Back to Blog
Cloud Engineering

Cloud Infrastructure Best Practices for Scalable Applications

8/26/2024
15 min read

Design robust and scalable cloud infrastructure with proven patterns for security, cost optimization, and performance across AWS, Azure, and Google Cloud.

Cloud Infrastructure Best Practices for Scalable Applications

Building scalable cloud infrastructure requires careful planning and adherence to proven patterns.
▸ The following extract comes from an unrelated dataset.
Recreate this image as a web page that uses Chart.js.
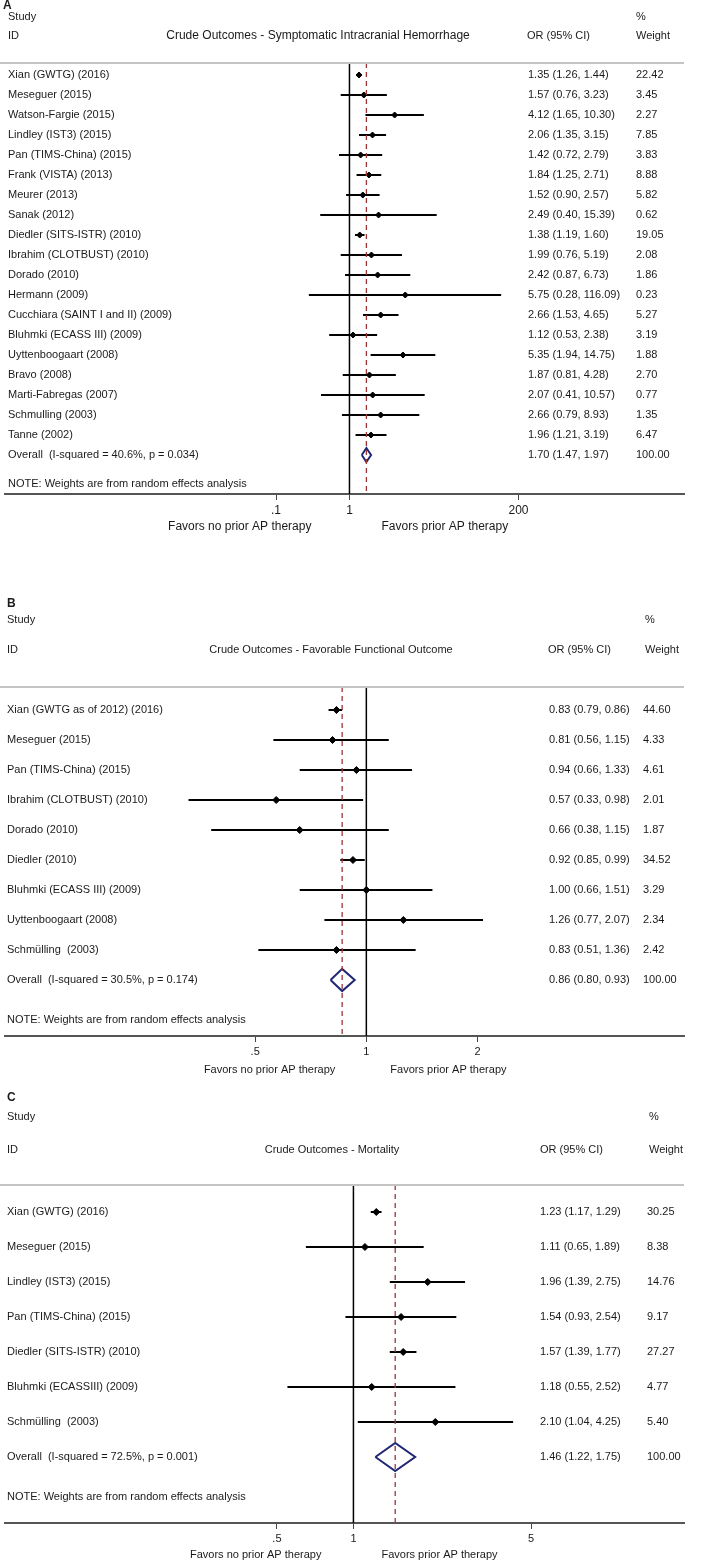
<!DOCTYPE html>
<html>
<head>
<meta charset="utf-8">
<script src="https://cdn.jsdelivr.net/npm/chart.js@4.4.1/dist/chart.umd.min.js"></script>
<style>
  body { margin: 0; background: #fff; }
  #wrap { position: relative; width: 709px; height: 1560px; }
  canvas { position: absolute; left: 0; }
</style>
</head>
<body>
<div id="wrap">
  <canvas id="chartA" width="709" height="590" style="top:0px"></canvas>
  <canvas id="chartB" width="709" height="490" style="top:590px"></canvas>
  <canvas id="chartC" width="709" height="480" style="top:1080px"></canvas>
</div>
<script>
// ---- panel A: symptomatic intracranial hemorrhage
const studiesA = ['Xian (GWTG) (2016)', 'Meseguer (2015)', 'Watson-Fargie (2015)', 'Lindley (IST3) (2015)',
  'Pan (TIMS-China) (2015)', 'Frank (VISTA) (2013)', 'Meurer (2013)', 'Sanak (2012)', 'Diedler (SITS-ISTR) (2010)',
  'Ibrahim (CLOTBUST) (2010)', 'Dorado (2010)', 'Hermann (2009)', 'Cucchiara (SAINT I and II) (2009)',
  'Bluhmki (ECASS III) (2009)', 'Uyttenboogaart (2008)', 'Bravo (2008)', 'Marti-Fabregas (2007)',
  'Schmulling (2003)', 'Tanne (2002)'];
const orA = [1.35, 1.57, 4.12, 2.06, 1.42, 1.84, 1.52, 2.49, 1.38, 1.99, 2.42, 5.75, 2.66, 1.12, 5.35, 1.87, 2.07, 2.66, 1.96];
const lowA = [1.26, 0.76, 1.65, 1.35, 0.72, 1.25, 0.90, 0.40, 1.19, 0.76, 0.87, 0.28, 1.53, 0.53, 1.94, 0.81, 0.41, 0.79, 1.21];
const highA = [1.44, 3.23, 10.30, 3.15, 2.79, 2.71, 2.57, 15.39, 1.60, 5.19, 6.73, 116.09, 4.65, 2.38, 14.75, 4.28, 10.57, 8.93, 3.19];
const weightA = [22.42, 3.45, 2.27, 7.85, 3.83, 8.88, 5.82, 0.62, 19.05, 2.08, 1.86, 0.23, 5.27, 3.19, 1.88, 2.70, 0.77, 1.35, 6.47];
const overallA = [1.70, 1.47, 1.97];
const overallLabelA = 'Overall  (I-squared = 40.6%, p = 0.034)';
const ticksA = [0.1, 1, 200];
const tickLabelsA = ['.1', '1', '200'];

// ---- panel B: favorable functional outcome
const studiesB = ['Xian (GWTG as of 2012) (2016)', 'Meseguer (2015)', 'Pan (TIMS-China) (2015)', 'Ibrahim (CLOTBUST) (2010)',
  'Dorado (2010)', 'Diedler (2010)', 'Bluhmki (ECASS III) (2009)', 'Uyttenboogaart (2008)', 'Schmülling  (2003)'];
const orB = [0.83, 0.81, 0.94, 0.57, 0.66, 0.92, 1.00, 1.26, 0.83];
const lowB = [0.79, 0.56, 0.66, 0.33, 0.38, 0.85, 0.66, 0.77, 0.51];
const highB = [0.86, 1.15, 1.33, 0.98, 1.15, 0.99, 1.51, 2.07, 1.36];
const weightB = [44.60, 4.33, 4.61, 2.01, 1.87, 34.52, 3.29, 2.34, 2.42];
const overallB = [0.86, 0.80, 0.93];
const overallLabelB = 'Overall  (I-squared = 30.5%, p = 0.174)';
const ticksB = [0.5, 1, 2];
const tickLabelsB = ['.5', '1', '2'];

// ---- panel C: mortality
const studiesC = ['Xian (GWTG) (2016)', 'Meseguer (2015)', 'Lindley (IST3) (2015)', 'Pan (TIMS-China) (2015)',
  'Diedler (SITS-ISTR) (2010)', 'Bluhmki (ECASSIII) (2009)', 'Schmülling  (2003)'];
const orC = [1.23, 1.11, 1.96, 1.54, 1.57, 1.18, 2.10];
const lowC = [1.17, 0.65, 1.39, 0.93, 1.39, 0.55, 1.04];
const highC = [1.29, 1.89, 2.75, 2.54, 1.77, 2.52, 4.25];
const weightC = [30.25, 8.38, 14.76, 9.17, 27.27, 4.77, 5.40];
const overallC = [1.46, 1.22, 1.75];
const overallLabelC = 'Overall  (I-squared = 72.5%, p = 0.001)';
const ticksC = [0.5, 1, 5];
const tickLabelsC = ['.5', '1', '5'];

const FONT = "'Liberation Sans', Arial, sans-serif";
const INK = '#1a1a1a';
const note = 'NOTE: Weights are from random effects analysis';

function ciText(o, l, h) {
  return o.toFixed(2) + ' (' + l.toFixed(2) + ', ' + h.toFixed(2) + ')';
}

function forestPanel(id, p) {
  const n = p.studies.length;
  const datasets = [];

  // null line at OR = 1
  datasets.push({ data: [{x: 1, y: p.yMin}, {x: 1, y: p.yMax}], showLine: true,
    borderColor: '#000', borderWidth: 1.5, pointRadius: 0 });
  // overall estimate, dashed
  datasets.push({ data: [{x: p.overall[0], y: p.yMin}, {x: p.overall[0], y: p.yMax}], showLine: true,
    borderColor: '#9b3535', borderWidth: 1.3, borderDash: [5, 4], pointRadius: 0 });
  // confidence intervals
  p.low.forEach(function(lo, i) {
    datasets.push({ data: [{x: lo, y: i}, {x: p.high[i], y: i}], showLine: true,
      borderColor: '#000', borderWidth: 2, pointRadius: 0 });
  });
  // point estimates
  datasets.push({ data: p.or.map((v, i) => ({x: v, y: i})), pointStyle: 'rectRot',
    pointRadius: p.dot, backgroundColor: '#000', borderColor: '#000', borderWidth: 1 });
  // pooled diamond
  const h = p.dh;
  datasets.push({ data: [{x: p.overall[1], y: n}, {x: p.overall[0], y: n - h}, {x: p.overall[2], y: n},
      {x: p.overall[0], y: n + h}, {x: p.overall[1], y: n}],
    showLine: true, borderColor: '#1f2675', borderWidth: 2, borderJoinStyle: 'miter', pointRadius: 0, fill: false });

  const textPlugin = {
    id: 'forestText' + id,
    afterDraw(chart) {
      const ctx = chart.ctx;
      const xs = chart.scales.x, ys = chart.scales.y;
      const area = chart.chartArea;
      ctx.save();
      // header rule
      ctx.strokeStyle = '#c4c4c4';
      ctx.lineWidth = 2;
      ctx.beginPath();
      ctx.moveTo(0, area.top);
      ctx.lineTo(area.right, area.top);
      ctx.stroke();

      ctx.fillStyle = INK;
      ctx.textBaseline = 'middle';
      ctx.textAlign = 'left';
      ctx.font = 'bold 12px ' + FONT;
      ctx.fillText(p.letter, p.letterX, p.letterY);

      ctx.font = '11px ' + FONT;
      ctx.fillText('Study', p.colX, p.studyY);
      ctx.fillText('ID', p.colX, p.idY);
      ctx.fillText('OR (95% CI)', p.orHX, p.idY);
      ctx.fillText('%', p.wHX, p.studyY);
      ctx.fillText('Weight', p.wHX, p.idY);
      ctx.font = p.titleSize + 'px ' + FONT;
      ctx.textAlign = 'center';
      ctx.fillText(p.title, p.titleX, p.idY);

      ctx.textAlign = 'left';
      ctx.font = '11px ' + FONT;
      p.studies.forEach(function(s, i) {
        const y = ys.getPixelForValue(i);
        ctx.fillText(s, p.colX, y);
        ctx.fillText(ciText(p.or[i], p.low[i], p.high[i]), p.orX, y);
        ctx.fillText(p.weight[i].toFixed(2), p.wX, y);
      });
      const yo = ys.getPixelForValue(n);
      ctx.fillText(p.overallLabel, p.colX, yo);
      ctx.fillText(ciText(p.overall[0], p.overall[1], p.overall[2]), p.orX, yo);
      ctx.fillText('100.00', p.wX, yo);
      ctx.fillText(note, p.colX, ys.getPixelForValue(p.noteRow));

      // favours labels under the axis
      const x1 = xs.getPixelForValue(1);
      ctx.font = p.favSize + 'px ' + FONT;
      ctx.textAlign = 'right';
      ctx.fillText('Favors no prior AP therapy', x1 - p.gapL, p.favY);
      ctx.textAlign = 'left';
      ctx.fillText('Favors prior AP therapy', x1 + p.gapR, p.favY);
      ctx.restore();
    }
  };

  return new Chart(document.getElementById(id), {
    type: 'scatter',
    data: { datasets: datasets },
    options: {
      responsive: false,
      animation: false,
      devicePixelRatio: 1,
      events: [],
      layout: { padding: { top: p.top, bottom: p.bottom, left: 0, right: 25 } },
      plugins: { legend: { display: false }, tooltip: { enabled: false } },
      scales: {
        x: {
          type: 'logarithmic',
          min: p.xMin,
          max: p.xMax,
          bounds: 'data',
          afterBuildTicks: function(scale) { scale.ticks = p.ticks.map(v => ({ value: v })); },
          afterFit: function(scale) { scale.height = 20; },
          ticks: {
            autoSkip: false, maxRotation: 0, padding: 3, color: INK,
            font: { family: FONT, size: p.favSize },
            callback: function(v, i) { return p.tickLabels[i]; }
          },
          grid: { display: true, drawOnChartArea: false, drawTicks: true, tickLength: 6, color: '#444', lineWidth: 1 },
          border: { display: true, color: '#555', width: 2 }
        },
        y: { type: 'linear', reverse: true, min: p.yMin, max: p.yMax, display: false }
      }
    },
    plugins: [textPlugin]
  });
}

// x range: chart area is 684 px wide, "1" placed at x1 with given px per decade
function logRange(x1, perDecade) {
  return [Math.pow(10, -x1 / perDecade), Math.pow(10, (684 - x1) / perDecade)];
}

const rA = logRange(347, 74);
forestPanel('chartA', {
  studies: studiesA, or: orA, low: lowA, high: highA, weight: weightA,
  overall: overallA, overallLabel: overallLabelA, ticks: ticksA, tickLabels: tickLabelsA,
  title: 'Crude Outcomes - Symptomatic Intracranial Hemorrhage', titleSize: 12, titleX: 318,
  letter: 'A', letterX: 3, letterY: 6, studyY: 17, idY: 36, colX: 8,
  orHX: 527, wHX: 636, orX: 528, wX: 636,
  xMin: rA[0], xMax: rA[1], yMin: -0.6, yMax: 20.95, noteRow: 20.45,
  top: 63, bottom: 76, dot: 3, dh: 0.35,
  favSize: 12, favY: 527, gapL: 38, gapR: 32
});

const rB = logRange(364, 372);
forestPanel('chartB', {
  studies: studiesB, or: orB, low: lowB, high: highB, weight: weightB,
  overall: overallB, overallLabel: overallLabelB, ticks: ticksB, tickLabels: tickLabelsB,
  title: 'Crude Outcomes - Favorable Functional Outcome', titleSize: 11, titleX: 331,
  letter: 'B', letterX: 7, letterY: 14, studyY: 30, idY: 60, colX: 7,
  orHX: 548, wHX: 645, orX: 549, wX: 643,
  xMin: rB[0], xMax: rB[1], yMin: -0.767, yMax: 10.867, noteRow: 10.33,
  top: 97, bottom: 24, dot: 3.5, dh: 0.37,
  favSize: 11, favY: 480, gapL: 31, gapR: 24
});

const rC = logRange(351, 256);
forestPanel('chartC', {
  studies: studiesC, or: orC, low: lowC, high: highC, weight: weightC,
  overall: overallC, overallLabel: overallLabelC, ticks: ticksC, tickLabels: tickLabelsC,
  title: 'Crude Outcomes - Mortality', titleSize: 11, titleX: 332,
  letter: 'C', letterX: 7, letterY: 18, studyY: 37, idY: 70, colX: 7,
  orHX: 540, wHX: 649, orX: 540, wX: 647,
  xMin: rC[0], xMax: rC[1], yMin: -0.771, yMax: 8.886, noteRow: 8.14,
  top: 105, bottom: 17, dot: 3.5, dh: 0.4,
  favSize: 11, favY: 475, gapL: 32, gapR: 28
});
</script>
</body>
</html>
This guide covers essential best practices for designing robust systems that grow with your business.

Architecture Principles

1. Design for Failure

Assume components will fail and design systems that can handle failures gracefully:

  • Redundancy: Deploy across multiple availability zones
  • Health Checks: Implement comprehensive monitoring
  • Circuit Breakers: Prevent cascading failures
  • Graceful Degradation: Maintain core functionality during outages

2. Embrace Microservices

Break down monolithic applications into manageable services:

# docker-compose.yml example
version: '3.8'
services:
  api-gateway:
    image: nginx:alpine
    ports:
      - "80:80"
  
  user-service:
    image: user-service:latest
    environment:
      - DATABASE_URL=postgresql://db:5432/users
  
  order-service:
    image: order-service:latest
    environment:
      - DATABASE_URL=postgresql://db:5432/orders

Security Best Practices

Identity and Access Management

  • Principle of Least Privilege: Grant minimal necessary permissions
  • Multi-Factor Authentication: Require MFA for all admin access
  • Regular Audits: Review and rotate access keys regularly
  • Zero Trust Network: Verify every connection and device

Infrastructure as Code

Use tools like Terraform to manage your infrastructure:

resource "aws_vpc" "main" {
  cidr_block           = "10.0.0.0/16"
  enable_dns_hostnames = true
  enable_dns_support   = true

  tags = {
    Name        = "main-vpc"
    Environment = var.environment
  }
}

resource "aws_subnet" "private" {
  count             = length(var.availability_zones)
  vpc_id            = aws_vpc.main.id
  cidr_block        = "10.0.${count.index + 1}.0/24"
  availability_zone = var.availability_zones[count.index]

  tags = {
    Name = "private-subnet-${count.index + 1}"
    Type = "Private"
  }
}

Cost Optimization Strategies

Right-Sizing Resources

  • Monitor actual usage patterns
  • Use auto-scaling groups
  • Implement spot instances for non-critical workloads
  • Schedule resources for development environments

Storage Optimization

  • Use appropriate storage classes
  • Implement lifecycle policies
  • Compress and deduplicate data
  • Regular cleanup of unused resources

Monitoring and Observability

Implement comprehensive monitoring:

  • Application Metrics: Track business-specific KPIs
  • Infrastructure Metrics: Monitor CPU, memory, disk usage
  • Logging: Centralized log aggregation
  • Tracing: Distributed tracing for microservices

Disaster Recovery Planning

Backup Strategies

  • 3-2-1 Rule: 3 copies, 2 different media, 1 offsite
  • Automated Backups: Schedule regular backups
  • Cross-Region Replication: Protect against regional failures
  • Recovery Testing: Regularly test backup restoration

Business Continuity

  • Define Recovery Time Objectives (RTO)
  • Establish Recovery Point Objectives (RPO)
  • Create detailed runbooks
  • Conduct disaster recovery drills

Conclusion

Successful cloud infrastructure requires balancing performance, security, cost, and scalability. Start with these fundamentals and iterate based on your specific requirements and lessons learned from production experience.

Remember: the best architecture is one that serves your business needs while remaining maintainable and cost-effective.